Since the order was a command to petitioner, I believe it is an affirmative order, and within our jurisdiction.

Second. The extent of our reviewing powers is stated in Interstate Commerce Commission v. Union Pacific R. Co., 222 U.S. 541, 547, 32 S.Ct. 108, 111, 56 L.Ed. 308. So far as is here material, the order in question is final, unless “based upon , a mistake of law” under that case. There is no dispute as to the facts. Petitioner was on June 1, 1935, in operation on irregular routes within the territory for which application was made. The Commission construed the act to mean that petitioner was not entitled to a certificate covering a route between fixed termini, unless he was operating on a regular route on and since June 1, 1935, and defendants contend that such construction was correct.

I believe the Commission has not misconstrued the act. The “carrier” referred to in § 306(a) is defined in § 303(a) (14) to include those which operate “over regular or irregular routes”. The fact that petitioner, on June 1, 1935, was operating over an irregular route, does not prevent issuance of a certificate, because of that stat*819ute. Under § 306(a) petitioner is entitled to a certificate “if [he] * * * was in bona fide operation * * * on June 1, 1935, over the route or routes or within the territory for which application is made and has so operated since that time * * * Petitioner although he was in bona fide operation on June 1, 1935, over an irregular route, has not “so operated since that time” because he commenced operations over a regular route on May 29, 1936, and has continued. In other words, I believe the statute means that if a carrier was operating over a regular route on June 1, 1935, he must have so continued after that date in order to obtain a certificate under § 306(a) ; and that if a carrier was operating over an irregular route on June 1, 1935, he must have so continued after that date to obtain such a certificate.

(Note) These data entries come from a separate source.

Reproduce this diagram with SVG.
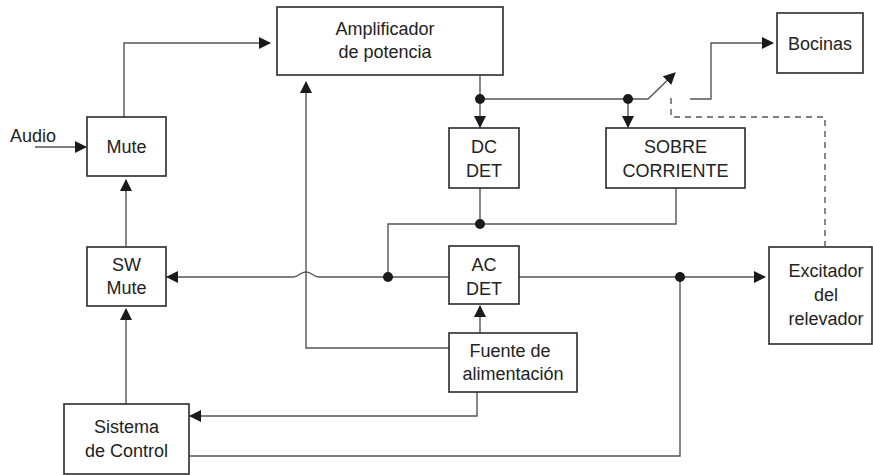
<svg xmlns="http://www.w3.org/2000/svg" width="873" height="475" viewBox="0 0 873 475">
<style>
.box{fill:#fff;stroke:#2a2a2a;stroke-width:1.6}
.ln{fill:none;stroke:#555;stroke-width:1.4}
.dash{fill:none;stroke:#555;stroke-width:1.4;stroke-dasharray:6 5}
.dot{fill:#1a1a1a}
text{font-family:"Liberation Sans",Arial,sans-serif;font-size:18px;fill:#222;text-anchor:middle}
</style>
<defs>
<marker id="ah" markerWidth="12" markerHeight="12" refX="11" refY="6" orient="auto" markerUnits="userSpaceOnUse">
<path d="M0,0 L12,6 L0,12 Z" fill="#1a1a1a"/>
</marker>
</defs>
<g id="connectors">
<path class="ln" d="M35,147 H86" marker-end="url(#ah)"/>
<path class="ln" d="M124,117 V43 H270" marker-end="url(#ah)"/>
<path class="ln" d="M126,246 V180" marker-end="url(#ah)"/>
<path class="ln" d="M126,404 V309" marker-end="url(#ah)"/>
<path class="ln" d="M449,348 H306 V82" marker-end="url(#ah)"/>
<path class="ln" d="M480,76 V127" marker-end="url(#ah)"/>
<path class="ln" d="M480,99 H648 L675,73" marker-end="url(#ah)"/>
<path class="ln" d="M628,99 V127" marker-end="url(#ah)"/>
<path class="ln" d="M690,99 H711 V43 H773" marker-end="url(#ah)"/>
<path class="dash" d="M671,98 V117 H825 V246"/>
<path class="ln" d="M480,188 V224"/>
<path class="ln" d="M676,188 V224 H388 V277"/>
<path class="ln" d="M449,277 H319 C313,277 312,272 306,272 C300,272 299,277 293,277 H167" marker-end="url(#ah)"/>
<path class="ln" d="M519,277 H765" marker-end="url(#ah)"/>
<path class="ln" d="M480,333 V306" marker-end="url(#ah)"/>
<path class="ln" d="M477,392 V416 H190" marker-end="url(#ah)"/>
<path class="ln" d="M189,456 H680 V277"/>
<circle class="dot" cx="480" cy="99" r="5"/>
<circle class="dot" cx="628" cy="99" r="5"/>
<circle class="dot" cx="480" cy="224" r="5"/>
<circle class="dot" cx="388" cy="277" r="5"/>
<circle class="dot" cx="680" cy="277" r="5"/>
</g>
<text x="33" y="142">Audio</text>
<g id="mute"><rect class="box" x="87" y="117" width="79" height="59"/><text x="126.5" y="153">Mute</text></g>
<g id="amplificador"><rect class="box" x="277" y="7" width="226" height="68"/><text x="385" y="35">Amplificador</text><text x="385" y="58">de potencia</text></g>
<g id="bocinas"><rect class="box" x="777" y="13" width="86" height="60"/><text x="820" y="50">Bocinas</text></g>
<g id="dcdet"><rect class="box" x="449" y="128" width="70" height="60"/><text x="484" y="153">DC</text><text x="484" y="177">DET</text></g>
<g id="sobrecorriente"><rect class="box" x="606" y="128" width="139" height="60"/><text x="675.5" y="153">SOBRE</text><text x="675.5" y="177">CORRIENTE</text></g>
<g id="swmute"><rect class="box" x="87" y="247" width="79" height="59"/><text x="126.5" y="271">SW</text><text x="126.5" y="294">Mute</text></g>
<g id="acdet"><rect class="box" x="449" y="246" width="70" height="58"/><text x="484" y="271">AC</text><text x="484" y="295">DET</text></g>
<g id="excitador"><rect class="box" x="769" y="247" width="103" height="97"/><text x="826" y="277">Excitador</text><text x="826" y="301">del</text><text x="826" y="325">relevador</text></g>
<g id="fuente"><rect class="box" x="449" y="333" width="128" height="59"/><text x="510" y="357">Fuente de</text><text x="513" y="380">alimentación</text></g>
<g id="sistema"><rect class="box" x="64" y="404" width="125" height="70"/><text x="126.5" y="433">Sistema</text><text x="126.5" y="457">de Control</text></g>
</svg>
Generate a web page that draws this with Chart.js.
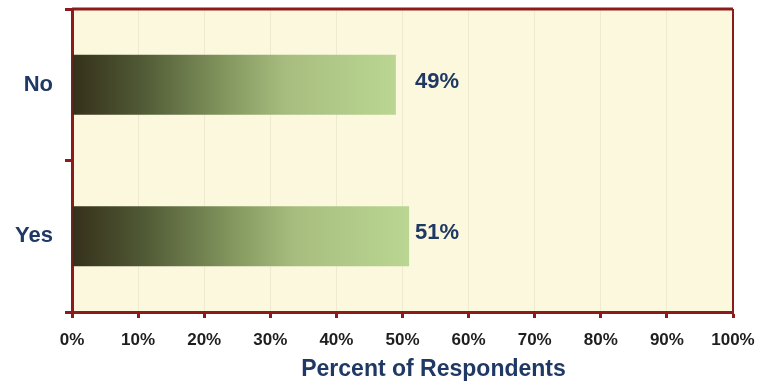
<!DOCTYPE html>
<html>
<head>
<meta charset="utf-8">
<script src="https://cdn.jsdelivr.net/npm/chart.js@4.4.1/dist/chart.umd.min.js"></script>
<style>
html,body{margin:0;padding:0;background:#ffffff;}
#wrap{width:772px;height:383px;position:relative;}
</style>
</head>
<body>
<div id="wrap"><canvas id="c" width="772" height="383"></canvas></div>
<script>
const categories = ['No', 'Yes'];
const percentValues = [49, 51];
const xTickValues = [0, 10, 20, 30, 40, 50, 60, 70, 80, 90, 100];
const axisTitle = 'Percent of Respondents';

const DARK_RED = '#8c1c1c';
const NAVY = '#1f3864';
const CREAM = '#fbf8de';

function barGradient(context) {
  const chart = context.chart;
  const ca = chart.chartArea;
  const xs = chart.scales.x;
  if (!ca || !xs) return '#8a9e68';
  const v = context.raw;
  const x0 = xs.getPixelForValue(0);
  const x1 = xs.getPixelForValue(v);
  const g = chart.ctx.createLinearGradient(x0, 0, x1, 0);
  g.addColorStop(0, '#35301a');
  g.addColorStop(0.22, '#515b36');
  g.addColorStop(0.48, '#84985f');
  g.addColorStop(0.66, '#a7bd7f');
  g.addColorStop(1, '#bad692');
  return g;
}

const framePlugin = {
  id: 'frame',
  beforeDraw(chart) {
    const {ctx, chartArea: a} = chart;
    ctx.save();
    ctx.fillStyle = CREAM;
    ctx.fillRect(a.left, a.top, a.right - a.left, a.bottom - a.top);
    ctx.restore();
  },
  afterDraw(chart) {
    const {ctx, chartArea: a} = chart;
    ctx.save();
    ctx.strokeStyle = DARK_RED;
    ctx.lineWidth = 3;
    ctx.beginPath();
    ctx.moveTo(a.left, a.top);
    ctx.lineTo(a.right, a.top);
    ctx.stroke();
    ctx.lineWidth = 2;
    ctx.beginPath();
    ctx.moveTo(a.right, a.top);
    ctx.lineTo(a.right, a.bottom);
    ctx.stroke();
    // value labels
    const meta = chart.getDatasetMeta(0);
    const xs = chart.scales.x;
    const maxEnd = Math.max(...percentValues.map(v => xs.getPixelForValue(v)));
    ctx.fillStyle = NAVY;
    ctx.font = 'bold 22px "Liberation Sans", Arial, sans-serif';
    ctx.textAlign = 'left';
    ctx.textBaseline = 'middle';
    meta.data.forEach((bar, i) => {
      ctx.fillText(percentValues[i] + '%', maxEnd + 6, bar.y - 3);
    });
    // axis title
    ctx.font = 'bold 23px "Liberation Sans", Arial, sans-serif';
    ctx.textAlign = 'center';
    ctx.fillText(axisTitle, (a.left + a.right) / 2 + 31, 370);
    ctx.restore();
  }
};

new Chart(document.getElementById('c'), {
  type: 'bar',
  data: {
    labels: categories,
    datasets: [{
      data: percentValues,
      backgroundColor: barGradient,
      borderWidth: 0,
      barPercentage: 0.395,
      categoryPercentage: 1
    }]
  },
  options: {
    indexAxis: 'y',
    responsive: false,
    animation: false,
    devicePixelRatio: 1,
    layout: {padding: {top: 9, right: 39, left: 0, bottom: 0}},
    plugins: {legend: {display: false}, tooltip: {enabled: false}, title: {display: false}},
    scales: {
      x: {
        min: 0, max: 100,
        afterBuildTicks(scale) { scale.ticks = xTickValues.map(v => ({value: v})); },
        afterFit(scale) { scale.height = 71; },
        grid: {
          color: '#eeead0',
          lineWidth: 1,
          tickColor: DARK_RED,
          tickWidth: 3,
          tickLength: 6,
          drawOnChartArea: true
        },
        border: {color: DARK_RED, width: 3},
        ticks: {
          color: '#1e1e1e',
          font: {family: '"Liberation Sans", Arial, sans-serif', size: 17, weight: 'bold'},
          padding: 12,
          callback: (v) => v + '%'
        }
      },
      y: {
        afterFit(scale) { scale.width = 72; scale.paddingTop = 0; scale.paddingBottom = 0; },
        grid: {
          offset: true,
          drawOnChartArea: false,
          tickColor: DARK_RED,
          tickWidth: 3,
          tickLength: 7,
          color: DARK_RED
        },
        border: {color: DARK_RED, width: 3},
        ticks: {
          color: NAVY,
          font: {family: '"Liberation Sans", Arial, sans-serif', size: 22, weight: 'bold'},
          padding: 12
        }
      }
    }
  },
  plugins: [framePlugin]
});
</script>
</body>
</html>
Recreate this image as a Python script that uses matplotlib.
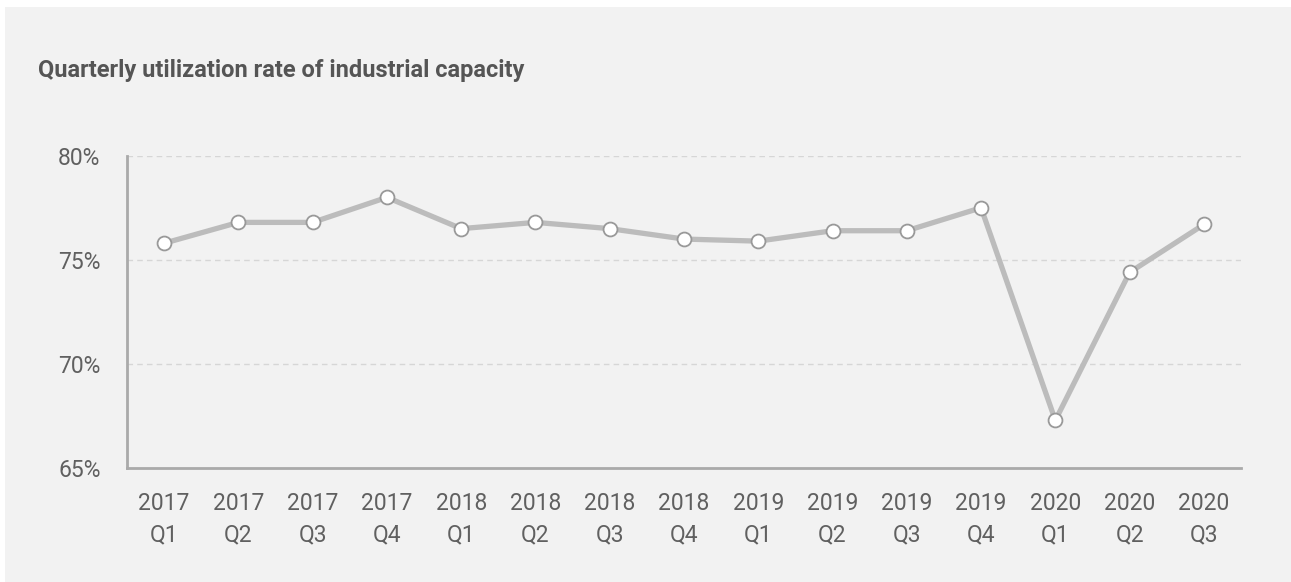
import matplotlib
matplotlib.use("Agg")
import matplotlib.pyplot as plt
from matplotlib.patches import Rectangle
from matplotlib.ticker import FuncFormatter

quarters = ["2017\nQ1", "2017\nQ2", "2017\nQ3", "2017\nQ4",
            "2018\nQ1", "2018\nQ2", "2018\nQ3", "2018\nQ4",
            "2019\nQ1", "2019\nQ2", "2019\nQ3", "2019\nQ4",
            "2020\nQ1", "2020\nQ2", "2020\nQ3"]
utilization = [75.8, 76.8, 76.8, 78.0,
               76.5, 76.8, 76.5, 76.0,
               75.9, 76.4, 76.4, 77.5,
               67.3, 74.4, 76.7]
y_ticks = [65, 70, 75, 80]

bg = "#f2f2f2"
text_col = "#606060"

plt.rcParams["font.family"] = ["Roboto", "DejaVu Sans"]

fig = plt.figure(figsize=(12.91, 5.82), dpi=100)
fig.patch.set_facecolor("white")
# grey card behind everything
fig.patches.append(Rectangle((5 / 1291, 0), 1, 1 - 7 / 582,
                             transform=fig.transFigure, facecolor=bg,
                             edgecolor="none", zorder=-5))

ax = fig.add_axes([127 / 1291, 1 - 468.3 / 582, (1241 - 127) / 1291, (468.3 - 155.7) / 582])
ax.set_zorder(2)
ax.patch.set_visible(False)

x = range(len(quarters))
ax.plot(x, utilization, color="#bcbcbc", lw=3.8, zorder=3,
        marker="o", ms=10, mfc="white", mec="#999999", mew=1.3, clip_on=False)

ax.set_xlim(-0.5, len(quarters) - 0.5)
ax.set_ylim(65, 80)
ax.set_yticks(y_ticks)
ax.yaxis.set_major_formatter(FuncFormatter(lambda v, _: f"{v:.0f}%"))
ax.set_xticks(list(x))
ax.set_xticklabels(quarters, linespacing=1.45)

for v in y_ticks[1:]:
    ax.axhline(v, color="#d6d6d6", lw=1, ls=(0, (4, 3)), zorder=1)

for side in ("top", "right"):
    ax.spines[side].set_visible(False)
for side in ("left", "bottom"):
    ax.spines[side].set_color("#aaaaaa")
    ax.spines[side].set_linewidth(2)

ax.tick_params(axis="both", length=0, labelsize=16.5, labelcolor=text_col)
ax.tick_params(axis="y", pad=19)
ax.tick_params(axis="x", pad=17)

fig.text(38 / 1291, 1 - 77 / 582, "Quarterly utilization rate of industrial capacity",
         fontsize=17, fontweight="bold", color="#555555", ha="left", va="baseline")

fig.savefig("out.png", dpi=100, facecolor=fig.get_facecolor())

Third. By 49 U.S.C.A. § 306(a), the Commission must issue a certificate upon proof of certain facts. If such facts are not proven, then “the application for such certificate shall be decided in accordance with the procedure provided for in section 307(a) of this chapter and such certificate shall be issued or denied accordingly”. Under the latter section proof of different facts is required before a certificate shall be issued. There is here no allegation in the bill that there was proof of such facts. There were no findings made by the Commission of the required facts. The evidence is not before us. Under such circumstances, we should presume that the Commission performed its duties and therefore refused to grant a certificate under § 307(a) because there was no showing of the required facts. I do not believe we should declare that the Commission should have determined the application under § 307(a) when we do not know whether there was any evidence before it to consider.

Fourth. Did the Commission have power to make the cease and desist order? I think that it had such power. Under § 306(a) such a carrier may not operate without a certificate of public convenience and necessity. Violation of that section is made a crime. § 322(a). Express power to make the order is given by § 304(a)(6) which provides:

“It shall be the duty of the Commission _* * *

“(6) To administer, execute, and enforce all other provisions of this chapter, to make all necessary orders in connection therewith, and to prescribe rules, regulations, and procedure for such administration * * *

For these reasons I think the bill should be dismissed.